◆ Problem statement
Your task is to output the listing word for word, with pictures excluded.

--- Begin Available data ---

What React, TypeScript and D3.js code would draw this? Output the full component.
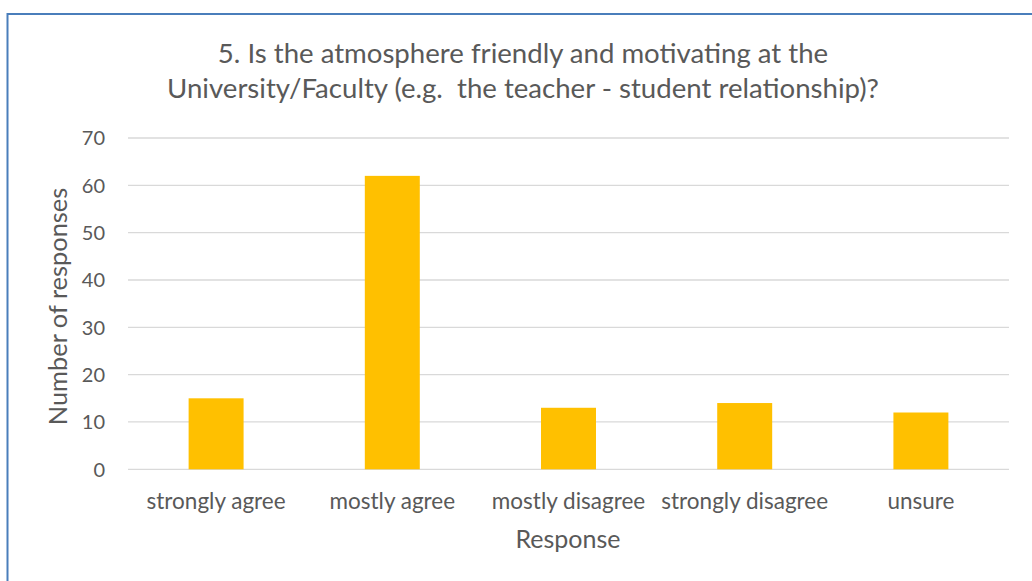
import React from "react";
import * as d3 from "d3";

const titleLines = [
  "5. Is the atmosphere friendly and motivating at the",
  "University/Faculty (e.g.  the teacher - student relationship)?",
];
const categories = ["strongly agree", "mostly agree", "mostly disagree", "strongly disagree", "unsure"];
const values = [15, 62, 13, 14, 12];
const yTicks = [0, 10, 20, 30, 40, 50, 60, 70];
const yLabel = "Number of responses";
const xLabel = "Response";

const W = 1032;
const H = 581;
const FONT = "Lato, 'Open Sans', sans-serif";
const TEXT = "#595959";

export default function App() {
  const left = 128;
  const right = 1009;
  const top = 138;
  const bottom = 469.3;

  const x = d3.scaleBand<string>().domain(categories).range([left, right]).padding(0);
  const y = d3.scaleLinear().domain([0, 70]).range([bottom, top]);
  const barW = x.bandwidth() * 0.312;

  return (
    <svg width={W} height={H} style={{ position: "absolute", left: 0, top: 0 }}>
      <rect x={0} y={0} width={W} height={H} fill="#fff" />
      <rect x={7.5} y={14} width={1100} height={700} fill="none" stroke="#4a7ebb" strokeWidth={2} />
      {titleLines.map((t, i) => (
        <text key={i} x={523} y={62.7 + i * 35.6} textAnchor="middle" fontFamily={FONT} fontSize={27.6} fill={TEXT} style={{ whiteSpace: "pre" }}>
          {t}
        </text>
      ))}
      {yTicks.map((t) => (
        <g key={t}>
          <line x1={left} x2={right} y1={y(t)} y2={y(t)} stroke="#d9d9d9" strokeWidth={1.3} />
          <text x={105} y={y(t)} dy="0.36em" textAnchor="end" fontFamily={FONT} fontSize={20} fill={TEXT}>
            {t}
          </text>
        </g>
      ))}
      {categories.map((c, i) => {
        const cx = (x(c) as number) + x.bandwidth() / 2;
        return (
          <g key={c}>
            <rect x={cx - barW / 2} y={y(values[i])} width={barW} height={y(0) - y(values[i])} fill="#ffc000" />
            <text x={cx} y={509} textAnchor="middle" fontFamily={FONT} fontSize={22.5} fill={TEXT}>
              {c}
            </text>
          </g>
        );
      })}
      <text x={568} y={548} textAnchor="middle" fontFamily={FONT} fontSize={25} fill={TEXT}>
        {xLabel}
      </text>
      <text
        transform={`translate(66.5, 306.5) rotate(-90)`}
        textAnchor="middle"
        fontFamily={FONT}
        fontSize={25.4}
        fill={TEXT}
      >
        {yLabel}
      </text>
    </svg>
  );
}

--- End Available data ---

◆ Written response
What React, TypeScript and D3.js code would draw this? Output the full component.
import React from "react";
import * as d3 from "d3";

const titleLines = [
  "5. Is the atmosphere friendly and motivating at the",
  "University/Faculty (e.g.  the teacher - student relationship)?",
];
const categories = ["strongly agree", "mostly agree", "mostly disagree", "strongly disagree", "unsure"];
const values = [15, 62, 13, 14, 12];
const yTicks = [0, 10, 20, 30, 40, 50, 60, 70];
const yLabel = "Number of responses";
const xLabel = "Response";

const W = 1032;
const H = 581;
const FONT = "Lato, 'Open Sans', sans-serif";
const TEXT = "#595959";

export default function App() {
  const left = 128;
  const right = 1009;
  const top = 138;
  const bottom = 469.3;

  const x = d3.scaleBand<string>().domain(categories).range([left, right]).padding(0);
  const y = d3.scaleLinear().domain([0, 70]).range([bottom, top]);
  const barW = x.bandwidth() * 0.312;

  return (
    <svg width={W} height={H} style={{ position: "absolute", left: 0, top: 0 }}>
      <rect x={0} y={0} width={W} height={H} fill="#fff" />
      <rect x={7.5} y={14} width={1100} height={700} fill="none" stroke="#4a7ebb" strokeWidth={2} />
      {titleLines.map((t, i) => (
        <text key={i} x={523} y={62.7 + i * 35.6} textAnchor="middle" fontFamily={FONT} fontSize={27.6} fill={TEXT} style={{ whiteSpace: "pre" }}>
          {t}
        </text>
      ))}
      {yTicks.map((t) => (
        <g key={t}>
          <line x1={left} x2={right} y1={y(t)} y2={y(t)} stroke="#d9d9d9" strokeWidth={1.3} />
          <text x={105} y={y(t)} dy="0.36em" textAnchor="end" fontFamily={FONT} fontSize={20} fill={TEXT}>
            {t}
          </text>
        </g>
      ))}
      {categories.map((c, i) => {
        const cx = (x(c) as number) + x.bandwidth() / 2;
        return (
          <g key={c}>
            <rect x={cx - barW / 2} y={y(values[i])} width={barW} height={y(0) - y(values[i])} fill="#ffc000" />
            <text x={cx} y={509} textAnchor="middle" fontFamily={FONT} fontSize={22.5} fill={TEXT}>
              {c}
            </text>
          </g>
        );
      })}
      <text x={568} y={548} textAnchor="middle" fontFamily={FONT} fontSize={25} fill={TEXT}>
        {xLabel}
      </text>
      <text
        transform={`translate(66.5, 306.5) rotate(-90)`}
        textAnchor="middle"
        fontFamily={FONT}
        fontSize={25.4}
        fill={TEXT}
      >
        {yLabel}
      </text>
    </svg>
  );
}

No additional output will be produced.